Planned vs Actual Cost
- Category: Project Mangement
Planned vs Actual Cost in Project Management
Planned vs Actual Cost is a significant Key Performance Indicator (KPI) in project management. It measures the difference between the estimated cost for project activities (Planned Cost) and the actual amount spent to complete them (Actual Cost). This KPI is a critical measure of a project's financial performance, and it provides insights into cost efficiency and budget control.
By comparing planned and actual costs, project managers can identify variances, understand their causes, and take appropriate corrective actions. This can help ensure that the project remains within its budget and achieves its financial objectives.
Calculation of Planned vs Actual Cost
The Planned vs Actual Cost is calculated by subtracting the Planned Cost from the Actual Cost. This computation gives a variance that can be positive, negative, or zero, each having a different implication.
Here is the formula to calculate Planned vs Actual Cost:
Cost Variance = Actual Cost - Planned Cost
In this formula:
- Actual Cost refers to the total amount spent on the project, including labor, materials, overhead, and any other direct or indirect costs.
- Planned Cost represents the estimated expenditure for the project, as determined during the budgeting phase.

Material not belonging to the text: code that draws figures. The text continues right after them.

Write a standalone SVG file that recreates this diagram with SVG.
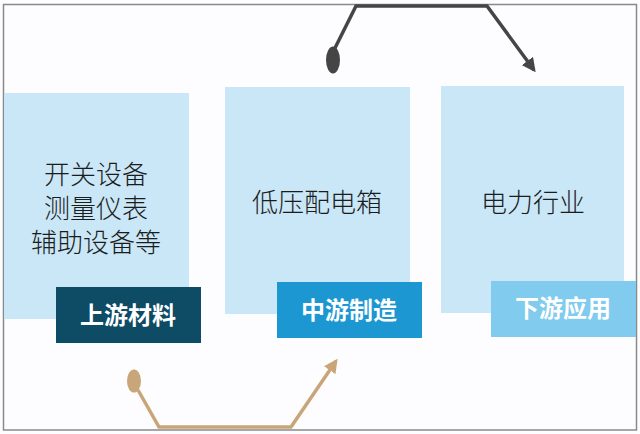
<svg xmlns="http://www.w3.org/2000/svg" width="640" height="434" viewBox="0 0 640 434">
<style>
.box{fill:#c9e7f7}
.txt{font-family:"Noto Sans CJK SC","Liberation Sans",sans-serif;font-size:26px;fill:#1c1c1c;text-anchor:middle;font-weight:300}
.lbl{font-family:"Noto Sans CJK SC","Liberation Sans",sans-serif;font-size:24px;fill:#ffffff;text-anchor:middle;font-weight:700}
</style>
<defs>
<marker id="ahDark" viewBox="0 0 10 10" refX="8" refY="5" markerWidth="4" markerHeight="4" orient="auto" markerUnits="strokeWidth">
<path d="M0,0 L10,5 L0,10 z" fill="#454545"/>
</marker>
<marker id="ahTan" viewBox="0 0 10 10" refX="8" refY="5" markerWidth="4" markerHeight="4" orient="auto" markerUnits="strokeWidth">
<path d="M0,0 L10,5 L0,10 z" fill="#c9a679"/>
</marker>
</defs>
<rect x="0" y="0" width="640" height="434" fill="#fdfcfe"/>
<rect x="3.5" y="4.5" width="633" height="425.5" fill="none" stroke="#8a8a8a" stroke-width="1.5"/>
<g id="node-upstream">
<rect class="box" x="4" y="93" width="185" height="226"/>
<text class="txt" x="96" y="184">开关设备</text>
<text class="txt" x="96" y="218">测量仪表</text>
<text class="txt" x="96" y="252">辅助设备等</text>
<rect x="56" y="287" width="145" height="56" fill="#0e4b65"/>
<text class="lbl" x="128" y="324">上游材料</text>
</g>
<g id="node-midstream">
<rect class="box" x="225" y="87" width="185" height="227"/>
<text class="txt" x="317" y="212">低压配电箱</text>
<rect x="277" y="282" width="145" height="56" fill="#1d97d2"/>
<text class="lbl" x="349" y="319">中游制造</text>
</g>
<g id="node-downstream">
<rect class="box" x="441" y="86" width="183" height="227"/>
<text class="txt" x="533" y="212">电力行业</text>
<rect x="491" y="281" width="145" height="56" fill="#80cbee"/>
<text class="lbl" x="563" y="317">下游应用</text>
</g>
<g id="connectors">
<ellipse cx="333" cy="60" rx="7" ry="13.5" fill="#454545"/>
<polyline points="334,50 356,6 487,6 534,70" fill="none" stroke="#454545" stroke-width="3.5" stroke-linejoin="miter" marker-end="url(#ahDark)"/>
<ellipse cx="134" cy="381" rx="7" ry="11.5" fill="#c9a679"/>
<polyline points="138,390 159,427 291,427 336,361" fill="none" stroke="#c9a679" stroke-width="3.5" stroke-linejoin="miter" marker-end="url(#ahTan)"/>
</g>
</svg>
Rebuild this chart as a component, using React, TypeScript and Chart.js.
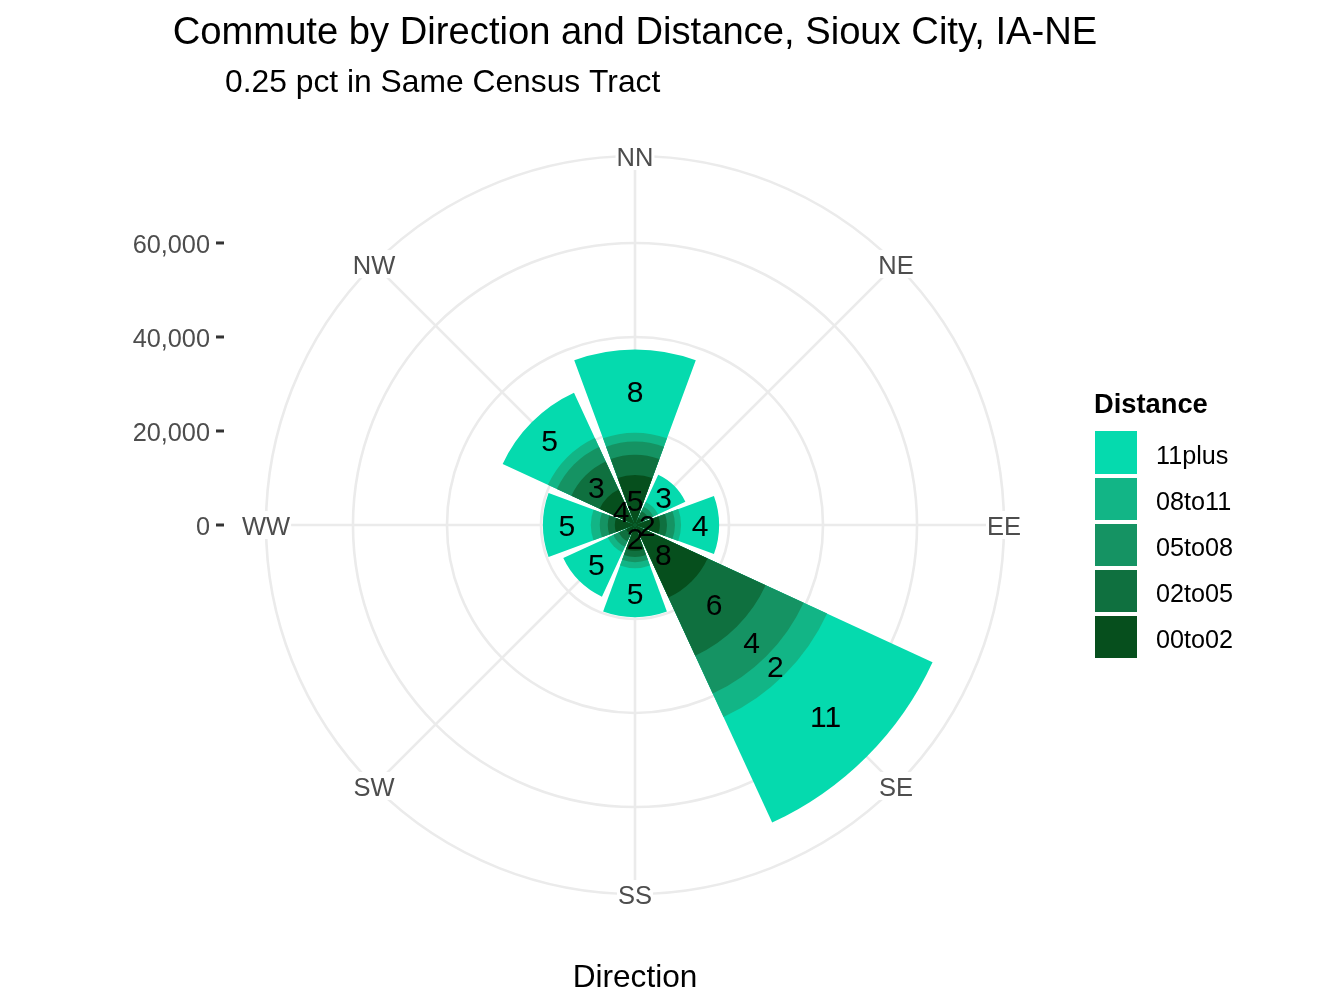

If the Cost Variance is positive, it means the project has exceeded its budget (Actual Cost > Planned Cost). If it's negative, the project is under budget (Actual Cost < Planned Cost), and if it's zero, the project is exactly on budget (Actual Cost = Planned Cost).
By using the Planned vs Actual Cost KPI, project managers can make informed decisions, implement cost control measures when necessary, and thus enhance the financial performance of their projects.